Chalmers researchers contribute to new discoveries about fission

A better understanding of fission – where an atomic nucleus splits and releases energy – is essential to obtain a better knowledge of not only the secrets of how atoms work, but also to a better understanding of how elements are formed in universe and better techniques for energy production on Earth.

In a recent study published in Nature, researchers have investigated the fission of 100 different types of exotic nuclei, where a large portion has never previously been studied this way, thus adding to better knowledge of the fundamental driving forces in nature.

The basis of the article is an experiment which was conducted at the GSI Helmholtz Centre for Heavy Ion Research in Germany. During the experiment, a target of beryllium was bombarded with a heavy beam of uranium at 86.7% of the speed of light within an accelerator facility. The collision that followed produced hundreds of different isotopes that were filtered out and identified according to their mass and charge. 

Have contributed with data analysis and interpretations

The study is a large international collaboration and the culmination of about 25 years of work. Associate Professor Andreas Heinz, together with colleagues from the Department of Physics at Chalmers University of Technology, have contributed with performing the experiment, data analysis and interpretation.

Here, Andreas Heinz gives an insight into the research:

“Fission is a process that has been investigated for a very long time, but only for a very limited number of isotopes. Typically, what one does is bombard the isotope of interest with, for example, neutrons, and then one observes fission. For long lived isotopes such as uranium, this is no problem, but with much shorter-lived nuclei, it is much trickier. And those are the ones that we have managed to study in this work,” says Andreas Heinz.

Shell effects affect how the nuclei split

When a nucleus splits into two fission fragments the two fragments typically do not have the same size or the same mass. In many cases one is heavier, and the other one is lighter. The origin of this asymmetry is caused by the shell structure of nuclei, where certain numbers of protons and neutrons are more stable than others. However, how this works in detail is still difficult to understand.

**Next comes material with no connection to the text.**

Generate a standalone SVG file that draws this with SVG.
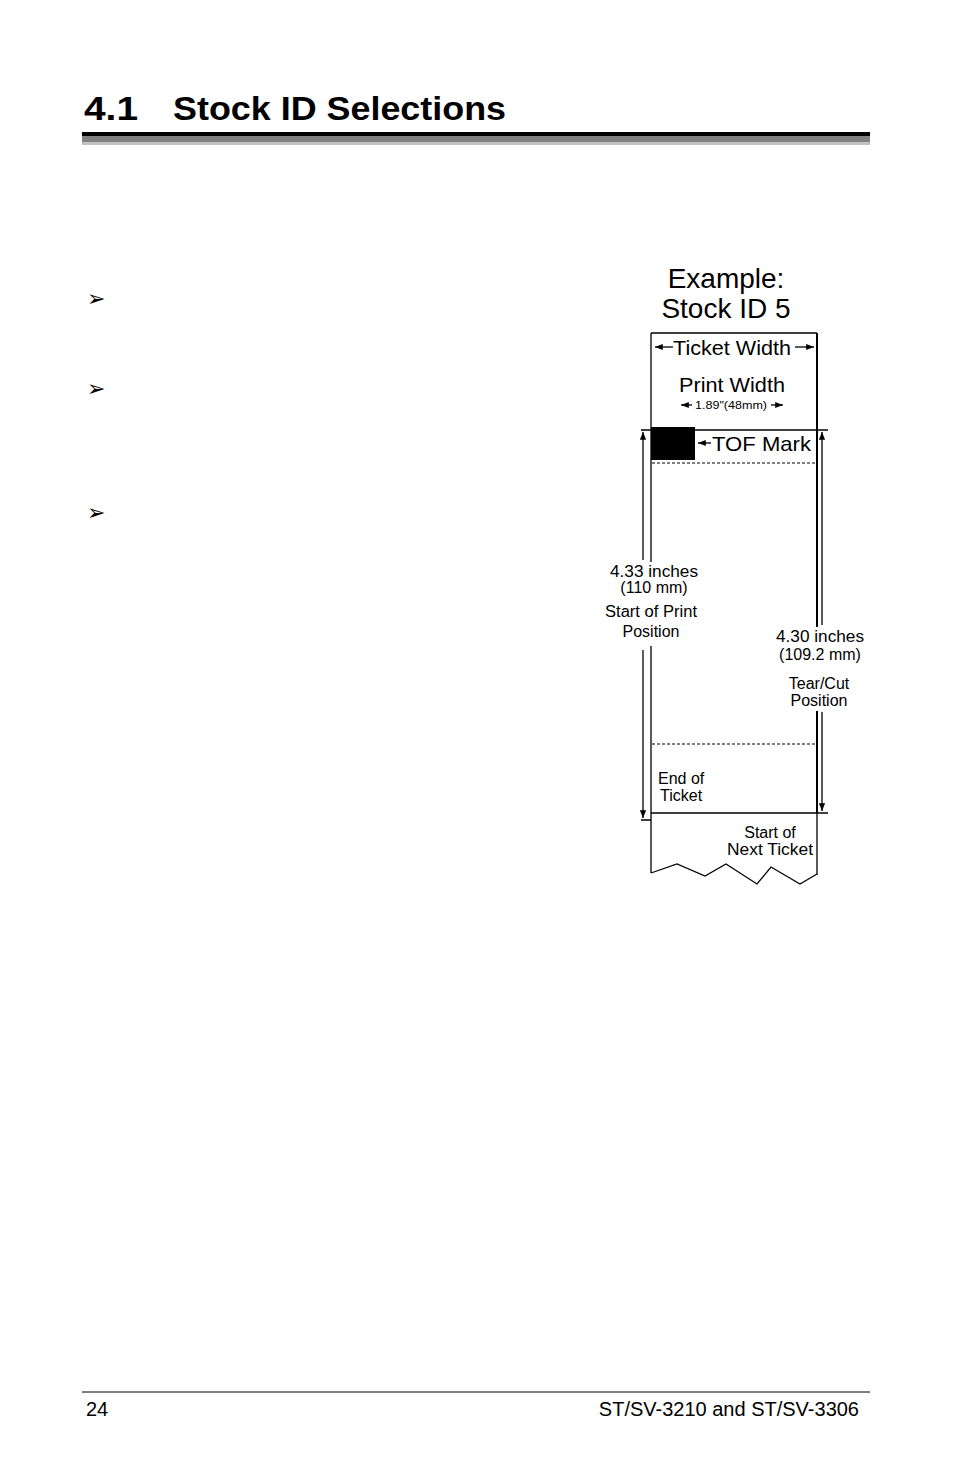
<svg xmlns="http://www.w3.org/2000/svg" width="954" height="1475" viewBox="0 0 954 1475">
<style>
text{font-family:"Liberation Sans",Arial,sans-serif;fill:#000}
.l{stroke:#000;fill:none;stroke-width:1.3}
.d{stroke:#000;fill:none;stroke-width:1;stroke-dasharray:3,2}
</style>
<defs>
<marker id="a" viewBox="0 0 10 10" refX="10" refY="5" markerWidth="6" markerHeight="6" orient="auto"><path d="M0,1L10,5L0,9z" fill="#000"/></marker>
</defs>
<rect width="954" height="1475" fill="#fff"/>
<text x="84" y="120" font-size="34" font-weight="bold" textLength="54" lengthAdjust="spacingAndGlyphs">4.1</text>
<text x="173" y="120" font-size="34" font-weight="bold" textLength="333" lengthAdjust="spacingAndGlyphs">Stock ID Selections</text>
<rect x="82" y="132" width="788" height="4" fill="#000"/>
<rect x="82" y="136" width="788" height="6" fill="#808080"/>
<rect x="82" y="142" width="788" height="3" fill="#c0c0c0"/>
<g font-size="22"><text x="87" y="306">➢</text><text x="87" y="396">➢</text><text x="87" y="520">➢</text></g>
<g id="title"><text x="726" y="288" font-size="28" text-anchor="middle">Example:</text><text x="726" y="318" font-size="28" text-anchor="middle">Stock ID 5</text></g>
<g id="ticket">
<path class="l" d="M651,333H817M651,333V873M651,813H817"/>
<path d="M817,333V813" stroke="#000" stroke-width="2"/>
<path class="l" d="M817,813V875M651,873L677,864L705,876L726,864L757,884L771,867L800,884L817,874"/>
<path class="l" d="M641,430H828"/>
<rect x="651" y="427" width="44" height="33" fill="#000"/>
<path class="d" d="M652,463H815M652,744H815"/>
</g>
<g id="connectors">
<path class="l" d="M673,347H655" marker-end="url(#a)"/>
<path class="l" d="M795,347H814" marker-end="url(#a)"/>
<path class="l" d="M692,405H681" marker-end="url(#a)"/>
<path class="l" d="M771,405H783" marker-end="url(#a)"/>
<path class="l" d="M711,443H698" marker-end="url(#a)"/>
<path class="l" d="M643,560V432" marker-end="url(#a)"/>
<path class="l" d="M643,650V818" marker-end="url(#a)"/>
<path class="l" d="M641,820H651M817,813H828"/>
<path class="l" d="M822,625V432" marker-end="url(#a)"/>
<path class="l" d="M822,712V811" marker-end="url(#a)"/>
</g>
<g id="labels">
<rect x="603" y="562" width="98" height="84" fill="#fff"/>
<rect x="774" y="627" width="93" height="84" fill="#fff"/>
<text x="732" y="355" font-size="21" text-anchor="middle" textLength="118" lengthAdjust="spacingAndGlyphs">Ticket Width</text>
<text x="732" y="392" font-size="21" text-anchor="middle" textLength="106" lengthAdjust="spacingAndGlyphs">Print Width</text>
<text x="731" y="409" font-size="11" text-anchor="middle" textLength="72" lengthAdjust="spacingAndGlyphs">1.89"(48mm)</text>
<text x="712" y="451" font-size="21" textLength="99" lengthAdjust="spacingAndGlyphs">TOF Mark</text>
<text x="654" y="577" font-size="16" text-anchor="middle" textLength="88" lengthAdjust="spacingAndGlyphs">4.33 inches</text>
<text x="654" y="593" font-size="16" text-anchor="middle">(110 mm)</text>
<text x="651" y="617" font-size="16" text-anchor="middle" textLength="92" lengthAdjust="spacingAndGlyphs">Start of Print</text>
<text x="651" y="637" font-size="16" text-anchor="middle">Position</text>
<text x="820" y="642" font-size="16" text-anchor="middle" textLength="88" lengthAdjust="spacingAndGlyphs">4.30 inches</text>
<text x="820" y="660" font-size="16" text-anchor="middle">(109.2 mm)</text>
<text x="819" y="689" font-size="16" text-anchor="middle">Tear/Cut</text>
<text x="819" y="706" font-size="16" text-anchor="middle">Position</text>
<text x="658" y="784" font-size="16">End of</text>
<text x="660" y="801" font-size="16">Ticket</text>
<text x="770" y="838" font-size="16" text-anchor="middle">Start of</text>
<text x="770" y="855" font-size="16" text-anchor="middle" textLength="86" lengthAdjust="spacingAndGlyphs">Next Ticket</text>
</g>
<path d="M82,1392H870" stroke="#000" stroke-width="1"/>
<text x="86" y="1416" font-size="20">24</text>
<text x="859" y="1416" font-size="20" text-anchor="end">ST/SV-3210 and ST/SV-3306</text>
</svg>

To shed light on this mystery, fission of exotic nuclei with more extreme ratios of protons to neutrons were investigated, in particular nuclei in the platinum, mercury and lead region with relatively few neutrons. While it was known that some of those nuclei fission into a heavy and a light fragment, this work succeeded in identifying the reason: additional stability due to a specific number of protons, 36, in the light fission fragment.

“What we are trying to find out is which shell effects are responsible for the nucleus splitting in one light and one heavy part. This is very difficult to predict, and also difficult to measure experimentally. We have measured a region of nuclei undergoing fission, which has not been investigated very thoroughly up to now. This study finds evidence that it is a shell effect in the number of protons of the light fission fragments which is responsible for a lot of the evolution which we have not previously seen,” says Andreas Heinz, who himself was surprised how clear the influence of this shell effect was visible in the data.

Gives important clues to fission research

The new study adds further pieces to the puzzle that is fission research.

“How the complex nuclear fission process works in detail is still an open question. Today there is not just one model to describe the entire process. Experimentally it is also very difficult to measure all the things one could imagine one wants to measure and to extract exactly the information needed. Since this study has given us access to fission data of many more nuclei, the picture has really changed, and we have now a better understanding of how nuclear shells influence nuclear fission,” says Andreas Heinz.

About the research:

The article An asymmetric fission island driven by shell effects in light fragments was published in Nature, April 30, 2025. Contributors to the article from Chalmers University of Technology are Associate Professor Andreas Heinz, research engineers Matthias Holl, Håkan T Johansson and Hans Törnqvist, Professor Björn Jonson, and Professor Emeritus Mikhail Zhukov. The researchers are currently active at the Department of Physics, except for Matthias Holl who is now active at Lund University.